Strait of Hormuz Closure Could Push Oil Prices Above US$100 per Barrel
Global crude oil markets face potential supply disruption following US strikes against Iran over the weekend, which have reignited concerns over oil flows through the Strait of Hormuz.
Crude oil prices surged more than 8% on Monday as market participants feared an uncontrolled escalation of US-Iran conflict that could trigger substantial supply disruptions. US crude rose 8.4%, or US$5.72, to US$72.74 per barrel, extending gains after market close in response to reports that Iran claimed to have closed the Strait of Hormuz. Global Brent benchmark jumped 9%, or US$6.65, to US$79.45.
Oil prices closed at their highest level since the US and Israel bombed Iranian nuclear facilities in June 2025. Prices had surged more than 12% at the session opening before retreating from peak levels. They subsequently resumed climbing following market close after Reuters reported comments from an Iranian Revolutionary Guard commander stating the Strait of Hormuz had been closed and would ignite any vessel attempting passage.
“At this juncture, it appears we are witnessing an unprecedented full-scale military conflict between the US and Iran, which is difficult to assess,” said Vandana Hari, CEO of energy research firm Vanda Insights, quoted by CNBC International.
With escalating tensions, attention has shifted back to the Strait of Hormuz, where any disruption would have immediate and substantial consequences for global oil and LNG flows.
Located between Oman and Iran, the strait functions as a critical transit route and potential chokepoint for global crude oil, with approximately 13 million barrels daily transiting it in 2025, equivalent to roughly 31% of all seaborne oil flows according to Kpler data. The strait connects major Gulf producers including Saudi Arabia, Iran, Iraq, and the United Arab Emirates to the Gulf of Oman and Arabian Sea.
Worst-case scenario: oil prices break three figures
Analysts suggest potential conflict scenarios range between limited Iranian export disruptions and a full Hormuz blockade.
The global market’s worst nightmare extends beyond Iranian oil loss to wider shipping disruptions through the strait.
“Initial indications suggest large-scale strikes against Iran, with retaliatory attacks potentially escalating to involve numerous Gulf nations,” said Saul Kavonic, head of energy research at MST Marquee.
Kavonic stated the market would initially account for various risks, ranging from loss of up to 2 million barrels daily of Iranian exports to attacks on regional infrastructure, or in extreme cases, disruption of shipping lanes through Hormuz.
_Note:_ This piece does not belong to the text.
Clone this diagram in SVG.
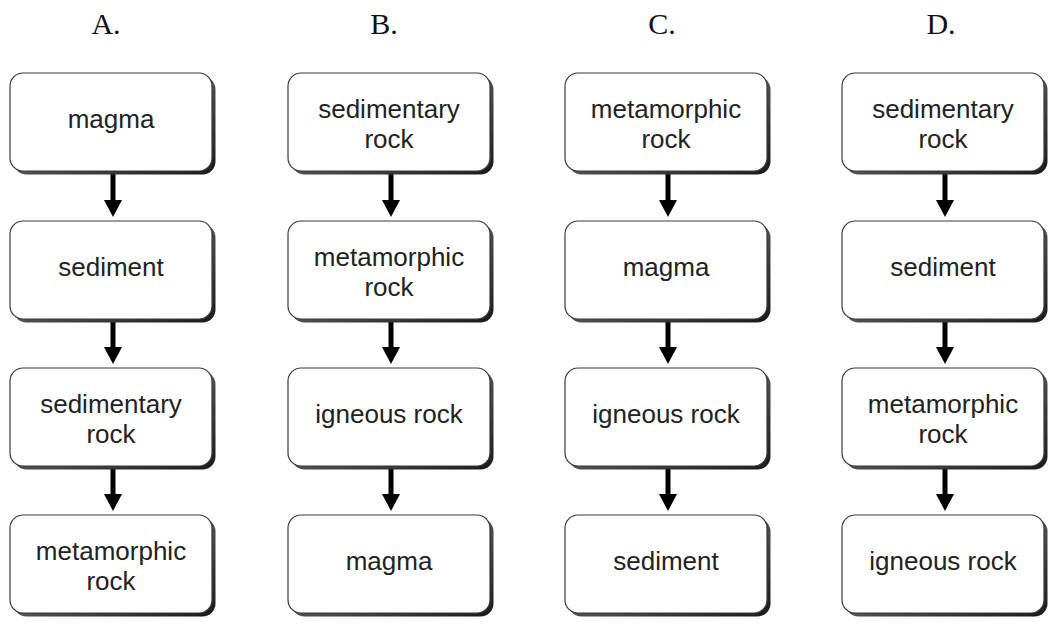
<svg xmlns="http://www.w3.org/2000/svg" width="1054" height="624" viewBox="0 0 1054 624">
<style>
.box{fill:#fff;stroke:#3a3a3a;stroke-width:1.2}
.sh{fill:url(#sg)}
.t{font-family:"Liberation Sans",Arial,sans-serif;font-size:26px;fill:#222;text-anchor:middle}
.h{font-family:"Liberation Serif","Times New Roman",serif;font-size:30px;fill:#111;text-anchor:middle}
.ar{stroke:#000;stroke-width:5;fill:none}
</style>
<defs>
<linearGradient id="sg" x1="0" y1="0" x2="1" y2="1"><stop offset="0" stop-color="#888"/><stop offset="1" stop-color="#1a1a1a"/></linearGradient>
<g id="b"><rect class="sh" x="3.5" y="3.5" width="202" height="98" rx="13"/><rect class="box" x="0" y="0" width="202" height="98" rx="13"/></g>
<g id="a"><line class="ar" x1="0" y1="0" x2="0" y2="30"/><polygon points="-9,27 9,27 0,44" fill="#000"/></g>
</defs>
<text class="h" x="106" y="34">A.</text>
<text class="h" x="384" y="34">B.</text>
<text class="h" x="662" y="34">C.</text>
<text class="h" x="941" y="34">D.</text>
<g id="connectors">
<use href="#a" x="113" y="173"/><use href="#a" x="113" y="320"/><use href="#a" x="113" y="467"/>
<use href="#a" x="391" y="173"/><use href="#a" x="391" y="320"/><use href="#a" x="391" y="467"/>
<use href="#a" x="668" y="173"/><use href="#a" x="668" y="320"/><use href="#a" x="668" y="467"/>
<use href="#a" x="945" y="173"/><use href="#a" x="945" y="320"/><use href="#a" x="945" y="467"/>
</g>
<g id="A1"><use href="#b" x="10" y="73"/><text class="t" x="111" y="128">magma</text></g>
<g id="A2"><use href="#b" x="10" y="221"/><text class="t" x="111" y="276">sediment</text></g>
<g id="A3"><use href="#b" x="10" y="368"/><text class="t" x="111" y="413">sedimentary</text><text class="t" x="111" y="443">rock</text></g>
<g id="A4"><use href="#b" x="10" y="515"/><text class="t" x="111" y="560">metamorphic</text><text class="t" x="111" y="590">rock</text></g>
<g id="B1"><use href="#b" x="288" y="73"/><text class="t" x="389" y="118">sedimentary</text><text class="t" x="389" y="148">rock</text></g>
<g id="B2"><use href="#b" x="288" y="221"/><text class="t" x="389" y="266">metamorphic</text><text class="t" x="389" y="296">rock</text></g>
<g id="B3"><use href="#b" x="288" y="368"/><text class="t" x="389" y="423">igneous rock</text></g>
<g id="B4"><use href="#b" x="288" y="515"/><text class="t" x="389" y="570">magma</text></g>
<g id="C1"><use href="#b" x="565" y="73"/><text class="t" x="666" y="118">metamorphic</text><text class="t" x="666" y="148">rock</text></g>
<g id="C2"><use href="#b" x="565" y="221"/><text class="t" x="666" y="276">magma</text></g>
<g id="C3"><use href="#b" x="565" y="368"/><text class="t" x="666" y="423">igneous rock</text></g>
<g id="C4"><use href="#b" x="565" y="515"/><text class="t" x="666" y="570">sediment</text></g>
<g id="D1"><use href="#b" x="842" y="73"/><text class="t" x="943" y="118">sedimentary</text><text class="t" x="943" y="148">rock</text></g>
<g id="D2"><use href="#b" x="842" y="221"/><text class="t" x="943" y="276">sediment</text></g>
<g id="D3"><use href="#b" x="842" y="368"/><text class="t" x="943" y="413">metamorphic</text><text class="t" x="943" y="443">rock</text></g>
<g id="D4"><use href="#b" x="842" y="515"/><text class="t" x="943" y="570">igneous rock</text></g>
</svg>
Should Iran successfully close the strait, implications for global oil markets would be severe.
“This could present a scenario three times worse than the Arab oil embargo and Iranian revolution of the 1970s, driving oil prices to three-digit figures, whilst LNG prices re-test 2022 record highs,” Kavonic stated.
Andy Lipow, president of Lipow Oil Associates, said the strikes would significantly increase risks of oil supply disruptions in the region, although Iranian oil facilities have not yet been directly targeted. Lipow characterised the worst-case outcome as “strikes against Saudi oil infrastructure followed by total Strait of Hormuz closure,” estimating the probability of such a scenario at approximately 33%, given Iran may feel cornered.